--- START DATA SUPPLIED ---
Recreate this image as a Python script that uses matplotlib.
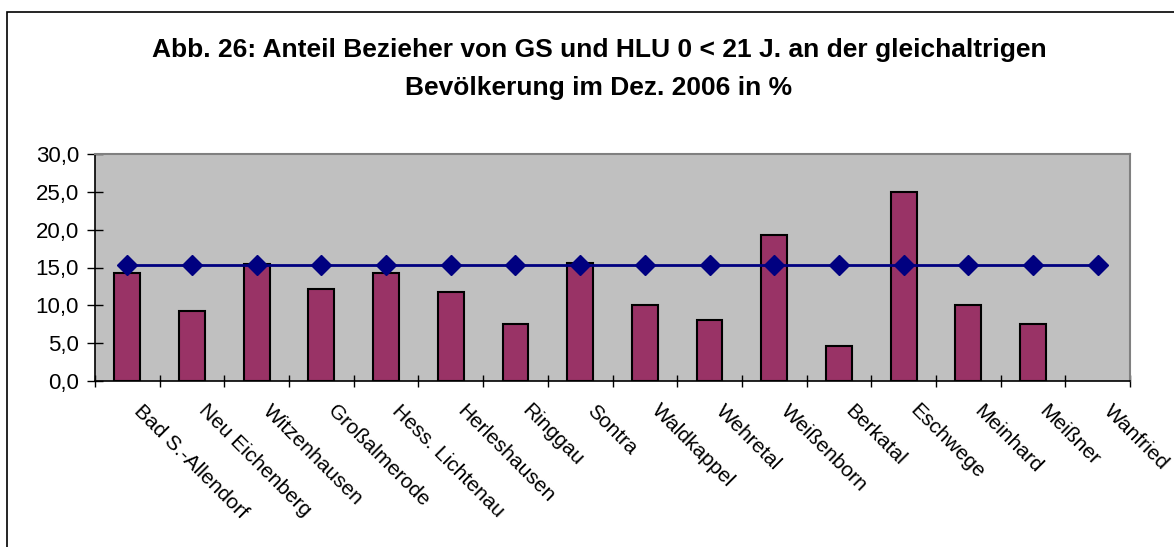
import numpy as np
import matplotlib.pyplot as plt
import matplotlib.transforms as mtransforms
from matplotlib.patches import Rectangle
from matplotlib.ticker import FuncFormatter

# data
gemeinden = ['Bad S.-Allendorf', 'Neu Eichenberg', 'Witzenhausen', 'Großalmerode',
             'Hess. Lichtenau', 'Herleshausen', 'Ringgau', 'Sontra', 'Waldkappel',
             'Wehretal', 'Weißenborn', 'Berkatal', 'Eschwege', 'Meinhard', 'Meißner',
             'Wanfried']
anteil = [14.3, 9.3, 15.4, 12.2, 14.3, 11.8, 7.5, 15.6, 10.0,
          8.0, 19.3, 4.6, 25.0, 10.0, 7.5, np.nan]
kreis = [15.3, 15.3, 15.3, 15.3, 15.3, 15.3, 15.3, 15.3, 15.3,
         15.3, 15.3, 15.3, 15.3, 15.3, 15.3, 15.3]
yticks = [0, 5, 10, 15, 20, 25, 30]
title_1 = 'Abb. 26: Anteil Bezieher von GS und HLU 0 < 21 J. an der gleichaltrigen'
title_2 = 'Bevölkerung im Dez. 2006 in %'

plt.rcParams['font.family'] = ['Liberation Sans', 'DejaVu Sans']

W, H = 1174, 547
fig = plt.figure(figsize=(W / 100, H / 100), dpi=100)
ax = fig.add_axes([95 / W, 1 - 381 / H, (1130 - 95) / W, (381 - 154) / H])

x = np.arange(len(gemeinden))
ax.set_facecolor('#C0C0C0')
ax.bar(x, anteil, width=0.4, color='#993366', edgecolor='black', linewidth=1.5, zorder=2)
ax.plot(x, kreis, color='#000080', linewidth=2, marker='D', markersize=10, zorder=3)

ax.set_xlim(-0.5, len(gemeinden) - 0.5)
ax.set_ylim(0, 30)
ax.set_yticks(yticks)
ax.yaxis.set_major_formatter(FuncFormatter(lambda v, p: f'{v:.1f}'.replace('.', ',')))
ax.tick_params(axis='y', direction='inout', length=11, width=1, labelsize=16, pad=6)

ax.set_xticks(np.arange(len(gemeinden) + 1) - 0.5)
ax.set_xticklabels([])
ax.tick_params(axis='x', direction='inout', length=9, width=1)

for s in ['top', 'right']:
    ax.spines[s].set_color('#808080')
    ax.spines[s].set_linewidth(1.5)
for s in ['left', 'bottom']:
    ax.spines[s].set_color('black')
    ax.spines[s].set_linewidth(1.2)

# rotated category labels
offset = mtransforms.ScaledTranslation(16 / 100, -20 / 100, fig.dpi_scale_trans)
for xi, name in zip(x, gemeinden):
    ax.text(xi, 0, name, rotation=-45, rotation_mode='anchor', ha='left', va='top',
            fontsize=15, transform=ax.get_xaxis_transform() + offset)

fig.text(599 / W, 1 - 57 / H, title_1, ha='center', va='baseline',
         fontsize=19, fontweight='bold')
fig.text(599 / W, 1 - 95 / H, title_2, ha='center', va='baseline',
         fontsize=19, fontweight='bold')

fig.patches.append(Rectangle((7 / W, -0.1), 1.2, 1.1 - 12 / H, transform=fig.transFigure,
                             fill=False, edgecolor='black', linewidth=1.2))

fig.savefig('out.png', dpi=100)
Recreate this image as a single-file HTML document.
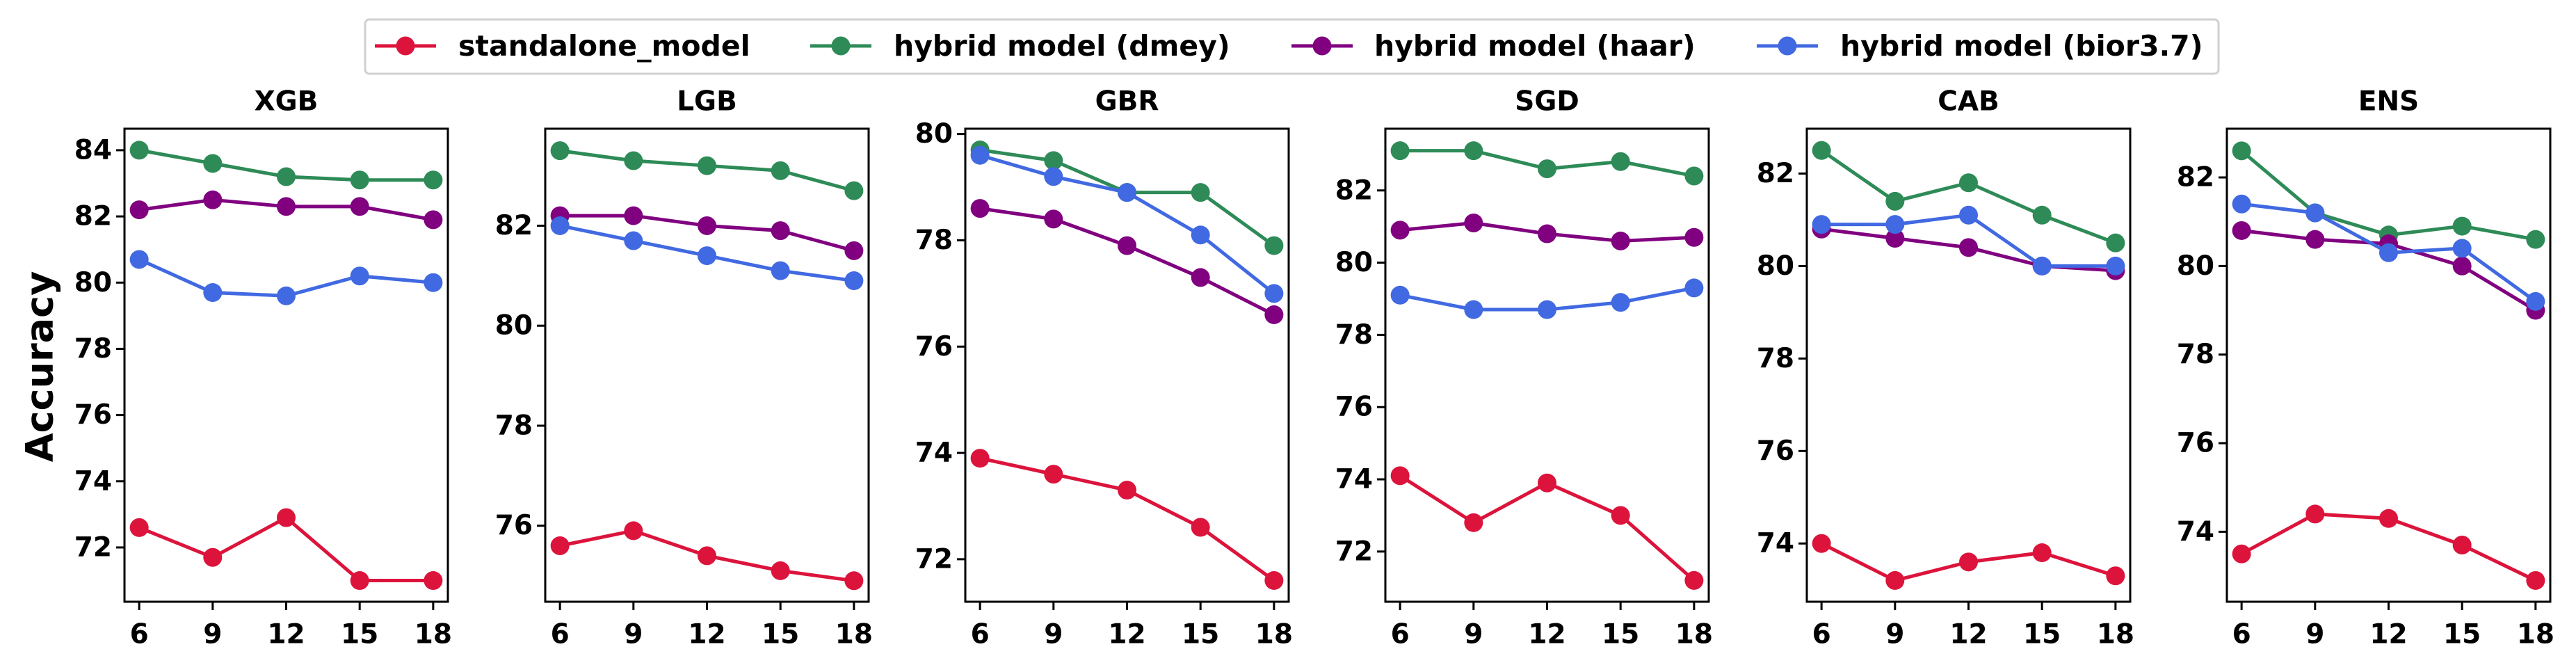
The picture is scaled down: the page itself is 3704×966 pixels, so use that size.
--- END DATA SUPPLIED ---
[EXERCISE DIRECTIONS] Scan the listing above and identify each line holding the string "that"; copy every such line.

[TASK RESULT]
Recreate this image as a Python script that uses matplotlib.
The picture is scaled down: the page itself is 3704×966 pixels, so use that size.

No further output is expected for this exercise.